Cuando venía el botijero de Salvatierra con su burro y su carga de botijos, barriles, tinajas, orzas y pucheros, colocados cuidadosamente en unas angarillas especiales hechas de palos de retama y rellenas de pasto, nos compraban una alcancía.
Desde ese momento casi todo el dinero que nos daban iba a parar al fondo de aquella hucha ventruda. Bien que nos recordaban la finalidad de las dádivas: “Eso para la feria”
Por su ranura metíamos las monedas y los billetes, que entonces los había también de peseta, de dos pesetas y de duros, o sea, de cinco pesetas.
A veces, a escondidas de nuestros padres, poníamos la alcancía boca abajo y hurgando con un cuchillo lográbamos rescatar algunas monedas para dispendios no previstos o antojos. No era conveniente repetir muchas veces esta acción porque corríamos el riesgo de ser sorprendidos o que notasen la merma de peso.
Con un martillo y en presencia de nuestros padres procedíamos el día de la víspera al ritual de romper la hucha. Las monedas y billetes quedaban sobre la mesa como un maná salido de las entrañas rojas en lugar de llovido del cielo. Nos aleccionaban de la importancia del ahorro: poco a poco se junta mucho, pero nosotros sólo pensábamos en montarnos en las “cunitas”, comprar bastones de caramelos, jugar a la ruleta de puntas, comer turrón y golosinas, tirar con las escopeta de plomo en el tiro pichón y adquirir “restallaeras”, que eran como grandes cerillos de fósforo, uñas rojas pegadas en cartón y que al frotarlas sobre el suelo chisporroteaban con estruendo. Los más osados las encerraban en el hueco de sus dos manos y moviéndolas semejaban el cacareo de un gallo ronco. Aquella vorágine dilapidadora que nuestras mentes ilusionadas proyectaban sufría la frenada y el encauzamiento que el sentido común de nuestros padres imponía De lo contrario las ferias hubiesen durado un día, completo y pleno, pero rematado con cólicos, mareos y ruina total. El dinero es vuestro. Ahí está. Nosotros os lo iremos dando poco a poco cada día de feria.
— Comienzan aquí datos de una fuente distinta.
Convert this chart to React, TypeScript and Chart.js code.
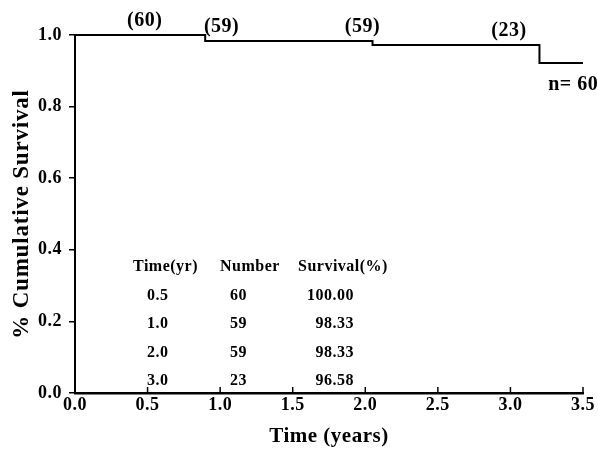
import React, { useEffect, useRef } from "react";
import { Chart, registerables } from "chart.js";

Chart.register(...registerables);

// ---- data ----
const stepTimes = [0, 0.897, 2.05, 3.2, 3.5];
const survival = [1.0, 0.9833, 0.972, 0.922, 0.922];
const atRiskTimes = [0.48, 1.01, 1.98, 2.99];
const atRiskLabels = ["(60)", "(59)", "(59)", "(23)"];
const sampleLabel = "n= 60";
const tableHeaders = ["Time(yr)", "Number", "Survival(%)"];
const tableTime = ["0.5", "1.0", "2.0", "3.0"];
const tableNumber = ["60", "59", "59", "23"];
const tableSurvival = ["100.00", "98.33", "98.33", "96.58"];
const xTicks = [0, 0.5, 1.0, 1.5, 2.0, 2.5, 3.0, 3.5];
const yTicks = [0, 0.2, 0.4, 0.6, 0.8, 1.0];
const xTitle = "Time (years)";
const yTitle = "% Cumulative Survival";

const FAMILY = "'Liberation Serif', 'Times New Roman', serif";

function survivalAt(t: number): number {
  let s = survival[0];
  for (let i = 0; i < stepTimes.length; i++) {
    if (stepTimes[i] <= t) s = survival[i];
  }
  return s;
}

const annotationPlugin = {
  id: "kmAnnotations",
  beforeDraw(chart: any) {
    (chart.ctx as any).letterSpacing = "0.5px";
  },
  afterDraw(chart: any) {
    const { ctx } = chart;
    const xs = chart.scales.x;
    const ys = chart.scales.y;
    const area = chart.chartArea;
    ctx.save();
    ctx.fillStyle = "#000";
    ctx.strokeStyle = "#000";

    // inward x ticks
    ctx.lineWidth = 1.5;
    xTicks.forEach((v) => {
      const px = xs.getPixelForValue(v);
      ctx.beginPath();
      ctx.moveTo(px, area.bottom);
      ctx.lineTo(px, area.bottom - 6);
      ctx.stroke();
    });

    // axis titles
    ctx.font = `bold 21px ${FAMILY}`;
    (ctx as any).letterSpacing = "0.5px";
    ctx.textAlign = "center";
    ctx.textBaseline = "middle";
    ctx.fillText(xTitle, (area.left + area.right) / 2, 437);
    ctx.save();
    ctx.translate(22, (area.top + area.bottom) / 2);
    ctx.rotate(-Math.PI / 2);
    ctx.font = `bold 23px ${FAMILY}`;
    (ctx as any).letterSpacing = "0.8px";
    ctx.fillText(yTitle, 0, 0);
    ctx.restore();

    // number at risk labels
    ctx.font = `bold 20px ${FAMILY}`;
    (ctx as any).letterSpacing = "0.5px";
    ctx.textAlign = "center";
    ctx.textBaseline = "alphabetic";
    atRiskTimes.forEach((t, i) => {
      const px = xs.getPixelForValue(t);
      const py = ys.getPixelForValue(survivalAt(t));
      ctx.fillText(atRiskLabels[i], px, py - 9);
    });

    // n = 60
    ctx.textAlign = "left";
    const lastY = ys.getPixelForValue(survival[survival.length - 1]);
    ctx.fillText(sampleLabel, xs.getPixelForValue(3.26), lastY + 27);

    // table
    ctx.font = `bold 16px ${FAMILY}`;
    (ctx as any).letterSpacing = "0.5px";
    const base = area.left;
    const headerY = area.bottom - 122;
    const rowGap = 28.5;
    ctx.textAlign = "left";
    ctx.fillText(tableHeaders[0], base + 58, headerY);
    ctx.fillText(tableHeaders[1], base + 145, headerY);
    ctx.fillText(tableHeaders[2], base + 223, headerY);
    tableTime.forEach((v, i) => {
      const y = headerY + rowGap * (i + 1);
      ctx.textAlign = "left";
      ctx.fillText(v, base + 72, y);
      ctx.fillText(tableNumber[i], base + 155, y);
      ctx.textAlign = "right";
      ctx.fillText(tableSurvival[i], base + 279, y);
    });
    ctx.restore();
  },
};

export default function App() {
  const canvasRef = useRef<HTMLCanvasElement | null>(null);

  useEffect(() => {
    const canvas = canvasRef.current;
    if (!canvas) return;
    const tickFont = { family: FAMILY, size: 18, weight: "bold" as const };
    const chart = new Chart(canvas, {
      type: "line",
      data: {
        datasets: [
          {
            data: stepTimes.map((t, i) => ({ x: t, y: survival[i] })),
            stepped: "before",
            borderColor: "#000",
            borderWidth: 2,
            pointRadius: 0,
            fill: false,
            clip: false as any,
          },
        ],
      },
      options: {
        animation: false,
        responsive: false,
        devicePixelRatio: 1,
        layout: { padding: { top: 35, right: 15, left: 0, bottom: 0 } },
        plugins: { legend: { display: false }, tooltip: { enabled: false } },
        scales: {
          x: {
            type: "linear",
            min: 0,
            max: 3.5,
            afterBuildTicks: (s: any) => {
              s.ticks = xTicks.map((v) => ({ value: v }));
            },
            afterFit: (s: any) => {
              s.height = 57;
            },
            ticks: {
              color: "#000",
              font: tickFont,
              padding: 2,
              maxRotation: 0,
              autoSkip: false,
              callback: (v: any) => Number(v).toFixed(1),
            },
            grid: { display: false, drawTicks: false },
            border: { display: true, color: "#000", width: 2.5 },
            title: { display: false },
          },
          y: {
            type: "linear",
            min: 0,
            max: 1,
            afterBuildTicks: (s: any) => {
              s.ticks = yTicks.map((v) => ({ value: v }));
            },
            afterFit: (s: any) => {
              s.width = 75;
            },
            ticks: {
              color: "#000",
              font: tickFont,
              padding: 7,
              callback: (v: any) => Number(v).toFixed(1),
            },
            grid: {
              display: true,
              drawOnChartArea: false,
              drawTicks: true,
              tickLength: 6,
              color: "#000",
              lineWidth: 1.5,
            },
            border: { display: true, color: "#000", width: 2 },
            title: { display: false },
          },
        },
      },
      plugins: [annotationPlugin],
    });
    return () => chart.destroy();
  }, []);

  return (
    <div style={{ position: "absolute", left: 0, top: 0, width: 598, height: 450, background: "#fff" }}>
      <canvas ref={canvasRef} width={598} height={450} style={{ width: 598, height: 450, display: "block" }} />
    </div>
  );
}
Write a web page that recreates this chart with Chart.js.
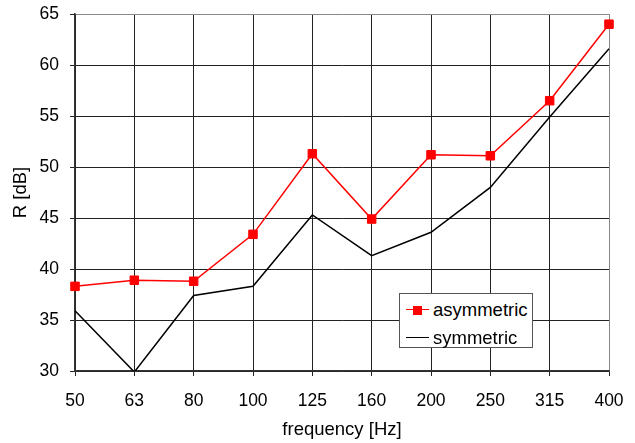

(Apunte de Inmaculada Martín)
En las casas todo estaba preparado para esos días. En muchas de ellas el lebrillo con carne de guarrito en adobo tapado con un trapo blanco y una gran fuente de escabeche con gallo de corral, comidas propias para la anarquía de horarios y la disparidad de regresos de los moradores.
El melón más grande, la sandía más oronda y el gallo mejor criado se reservaban para entregarlo de donativo al Ramo, tradición de Ahillones que perdura y que consiste en un petitorio casa por casa acompañado de banda de música.
Al día siguiente se celebraba, y se sigue celebrando, la subasta de todo lo recogido, menos el grano, que se vende. Borregos, guarros, botellas de vino, macetas, jamones, cuadros, melones sandías, labores artesanales… Antes se hacían lotes y se pujaba por ellos. Ahora se compran cartas de la baraja y le toca, con la gente formando corro, al que le corresponde el siete de espadas. Eso es para verlo.